Friday, September 4, 2020

Designing Curse of Aufgartz

My current project is Curse of Aufgartz - A Savage Worlds Solo/GMless Game.

It is a dark fantasy story with a heavy Diablo 1 feel, offering several quests that you can tackle, and that will keep you busy for about one to four hours, depending on which optional rules you use.

Here's an early sketch for The Chainer, one of the agents of the Curse that you'll have to face in the game. Looks familiar?

Curse of Aufgartz builds on the experience I developed from the Gold & Glory solo rules, as well as from reading and playing the recently released Deadlands - Crater Lake Chronicles.


The design goal is to make a game that you can play with no GM, alone or with a group.

It works a bit like a Choose Your Own Adventure book, because you make story choices and go back and forth through the book, and also a bit like a board game.

You choose which quests you want to tackle, in a structure that resembles a typical Savage Worlds Plot Point Campaign, with Plot Points and secondary quests.

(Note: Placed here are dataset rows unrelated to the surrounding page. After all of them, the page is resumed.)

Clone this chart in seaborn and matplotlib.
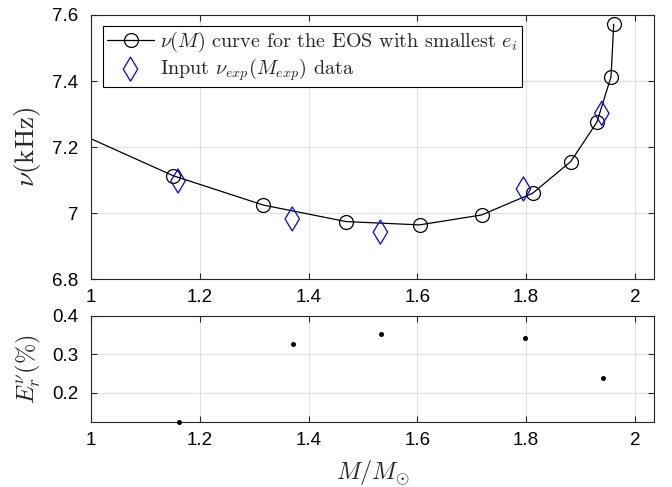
import matplotlib
matplotlib.use("Agg")
import matplotlib.pyplot as plt
import matplotlib.ticker as mticker
import seaborn as sns
import pandas as pd

# nu(M) curve for EOS with smallest e_i (first point lies left of the axis, clipped)
curve_M = [0.95, 1.151, 1.317, 1.469, 1.604, 1.718, 1.812, 1.882, 1.930, 1.956, 1.961]
curve_nu = [7.262, 7.113, 7.024, 6.974, 6.964, 6.994, 7.060, 7.156, 7.275, 7.413, 7.572]

# Input data
exp_M = [1.160, 1.370, 1.532, 1.795, 1.939]
exp_nu = [7.097, 6.982, 6.942, 7.073, 7.302]

# Relative error (%)
err_M = [1.162, 1.371, 1.533, 1.797, 1.941]
err_val = [0.126, 0.328, 0.353, 0.343, 0.238]

x_ticks = [1, 1.2, 1.4, 1.6, 1.8, 2]
top_yticks = [6.8, 7.0, 7.2, 7.4, 7.6]
bot_yticks = [0.2, 0.3, 0.4]

sns.set_style("ticks")
plt.rcParams["font.family"] = ["Liberation Sans", "DejaVu Sans"]
plt.rcParams["mathtext.fontset"] = "cm"

df_curve = pd.DataFrame({"M": curve_M, "nu": curve_nu})
df_exp = pd.DataFrame({"M": exp_M, "nu": exp_nu})
df_err = pd.DataFrame({"M": err_M, "E": err_val})

fig = plt.figure(figsize=(6.72, 4.87), dpi=100)
ax1 = fig.add_axes([0.1354, 0.4271, 0.8378, 0.5421])
ax2 = fig.add_axes([0.1354, 0.1335, 0.8378, 0.2183])

sns.lineplot(data=df_curve, x="M", y="nu", ax=ax1, sort=False, color="black",
             linewidth=0.9, marker="o", markersize=10, markerfacecolor="none",
             markeredgecolor="black", markeredgewidth=0.9,
             label=r"$\nu(M)$ curve for the EOS with smallest $e_i$")
sns.scatterplot(data=df_exp, x="M", y="nu", ax=ax1, marker="d", s=150,
                facecolor="none", edgecolor="blue", linewidth=0.9,
                label=r"Input $\nu_{exp}(M_{exp})$ data", zorder=5)

sns.scatterplot(data=df_err, x="M", y="E", ax=ax2, color="black", s=13,
                edgecolor="black", linewidth=0, clip_on=False, zorder=5)

for ax in (ax1, ax2):
    ax.set_xlim(1, 2.035)
    ax.set_xticks(x_ticks)
    ax.xaxis.set_major_formatter(mticker.FormatStrFormatter("%g"))
    ax.yaxis.set_major_formatter(mticker.FormatStrFormatter("%g"))
    ax.grid(True, color="#dfdfdf", linewidth=0.8)
    ax.set_axisbelow(True)
    ax.tick_params(direction="in", top=True, right=True, length=4, width=0.8,
                   labelsize=13.5, colors="#262626", labelcolor="black")
    ax.tick_params(axis="y", pad=9)
    ax.tick_params(axis="x", pad=7)
    for s in ax.spines.values():
        s.set_visible(True)
        s.set_color("#262626")
        s.set_linewidth(0.8)

ax1.set_ylim(6.8, 7.6)
ax1.set_yticks(top_yticks)
ax2.set_ylim(0.125, 0.4)
ax2.set_yticks(bot_yticks)

ax1.set_xlabel("")
ax1.set_ylabel(r"$\nu(\mathrm{kHz})$", fontsize=19.5)
ax1.yaxis.set_label_coords(-0.085, 0.5)
ax2.set_ylabel(r"$E_r^{\nu}(\%)$", fontsize=17.5)
ax2.yaxis.set_label_coords(-0.085, 0.5)
ax2.set_xlabel(r"$M/M_{\odot}$", fontsize=17.5)
ax2.xaxis.set_label_coords(0.5, -0.34)

leg = ax1.legend(loc="upper left", bbox_to_anchor=(0.021, 0.958),
                 prop={"family": "cmr10", "size": 14.5}, frameon=True,
                 fancybox=False, edgecolor="black", framealpha=1,
                 borderpad=0.2, handlelength=2.35, handletextpad=0.3,
                 labelspacing=0.1, borderaxespad=0)
leg.get_frame().set_linewidth(0.8)

fig.savefig("out.png", dpi=100)
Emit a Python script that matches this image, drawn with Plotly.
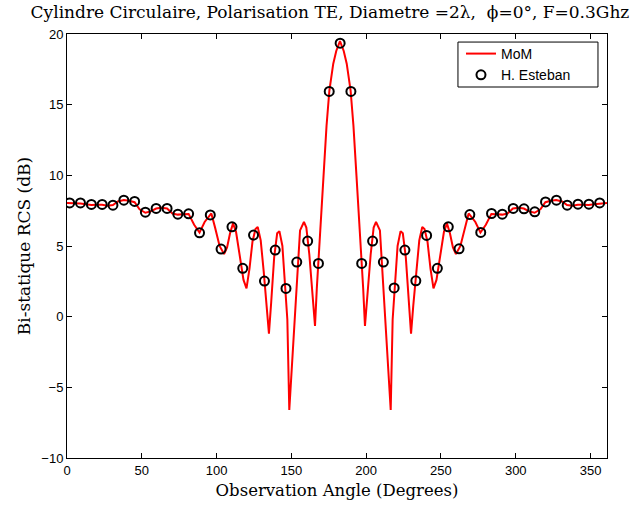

Each quest is a two-page spread, and it does not ask you to flip the book back and forth. All the options, events and game contents are there in that two-page spread. You finish the quest, you return to Aufgartz (the "home base" chapter), and select a new one.

I'm so excited about this project because it involves more than writing a standard adventure. It needs a structure and and a set of procedures that will allow the book to function as a GM, using some tokens and trackers.



The current iteration of the game includes a single-sheet printout called Adventuring Journal, which features: 

  • A Time Tracker, where you mark the passing of time. You mark boxes when you solve a Quest or as a consequence of some events. As time passes, more quests unlock, but the Curse also grows stronger.
  • A Quest Log, where you mark which quests are available and which you've already solved.
  • An Advancement Tracker, where you mark boxes as you complete certain quests or events. After a certain number of marks, you gain an Advance.
  • A Clue Tracker, keeping track of your success at unveiling the secrets of the Curse.
  • A table to roll random Curse Effects, which are triggered as you advance in the game and Evil spreads in the land.
All these bits work together fine... so far! But I'll sure need a group of playtesters to check how it works for good!